What affect does english (sidespin) have on the tangent line and the 90° and 30° rules?
Sidespin is used mostly to control the rebound angles of the CB off cushions. For more information and demonstrations, see the sidespin tutorial. But sidespin also has small effects on the directions the CB and OB head after impact:
“90° and 30° Rule Follow-up – Part IV: sidespin effects” (BD, May, 2005) shows the effects of sidespin on both the 90° and 30° rules. Here’s Diagram 1 from the article:
For a given contact point on the object ball (OB), the cue ball (CB) tangent line direction does not change with sidespin. Whether the CB has sidespin or not, a stunned CB heads straight down the tangent line (AKA “stun line”). However, the direction and amount of spin on the CB can have a significant effect on OB direction due to throw effects, as shown in the diagram. Here’s a good demonstration of these effects:
In addition to OB throw, spin can also get transferred to the OB. There are many shots where both throw and spin transfer have significant effects, allowing shots that would not be possible otherwise. Numerous examples are illustrated and demonstrated here:
The main purpose for sidespin (when not being used for throw or spin transfer) is to change the CB’s direction after hitting a cushion. For more info, see english terminology and uses.
Here’s Diagram 2 from the sidespin effects article:
Concerning the 30° rule, when sidespin is used, the deflected cue ball angle decreases slightly over short distance and then increases slightly over long distance. The effect is slightly greater with outside english compared to inside english, but in both cases the effect is small.
Also, with outside english shots, the CB will swerve on the way to the CB, increasing the cut angle slightly, which prevents the CB from going forward as much as expected. And with inside english shots, the CB swerve decreases the cut angle slightly, which allows the CB to go more forward than expected. Sidespin also affects how the OB is thrown, but this is not being considered here. For more info, see the throw tutorial.
from 3andstop (in AZB post):
While side spin doesn’t (in and of itself) affect the tangent line from the point of contact on the OB, side spin can and does affect where you contact the OB in order to pocket it.
Therefore, in a tight spot (very common in straight pool) pocketing a ball that would send the CB down an undesirable tangent line, can be adjusted with side spin.
This, because now you are able to contact the OB in a slightly different spot, either thicker or thinner than the contact point with no side spin (depending on which english is used) to pocket it (turn it into the pocket) and change both the contact point and tangent line.
So, in a sort of indirect way, side spin one way or the other, can change the standard tangent line when speaking relative to the pocketing of an object ball.
It will not change the tangent line when speaking of a carom only, hitting the OB in the same spot regardless of english.
from BeiberLvr (in AZB post):
Where you strike the CB does not determine the tangent line. It’s where the CB makes contact with the OB that determines the tangent line.

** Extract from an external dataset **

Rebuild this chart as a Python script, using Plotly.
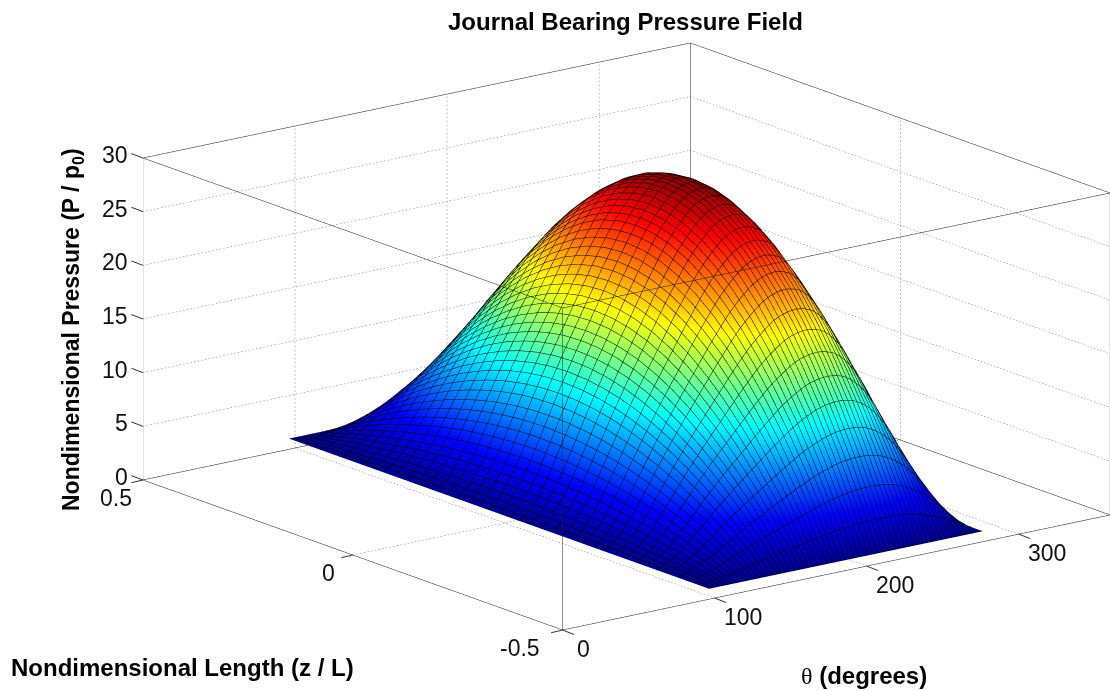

So on shots with side spin (especially over certain distances), the contact area on the OB will be different when using left or right spin, then it would be with center. Now if you played a short distance shot where the spin might not have time to take effect, then the tangent lines would be the same, because the contact area on the CB wouldn’t change.
Same goes with hitting center on the CB, but playing the OB to different parts of the pocket. That will also result in a different tangent line, but it just goes back to the fact that you’re simply changing where the CB contacts the OB.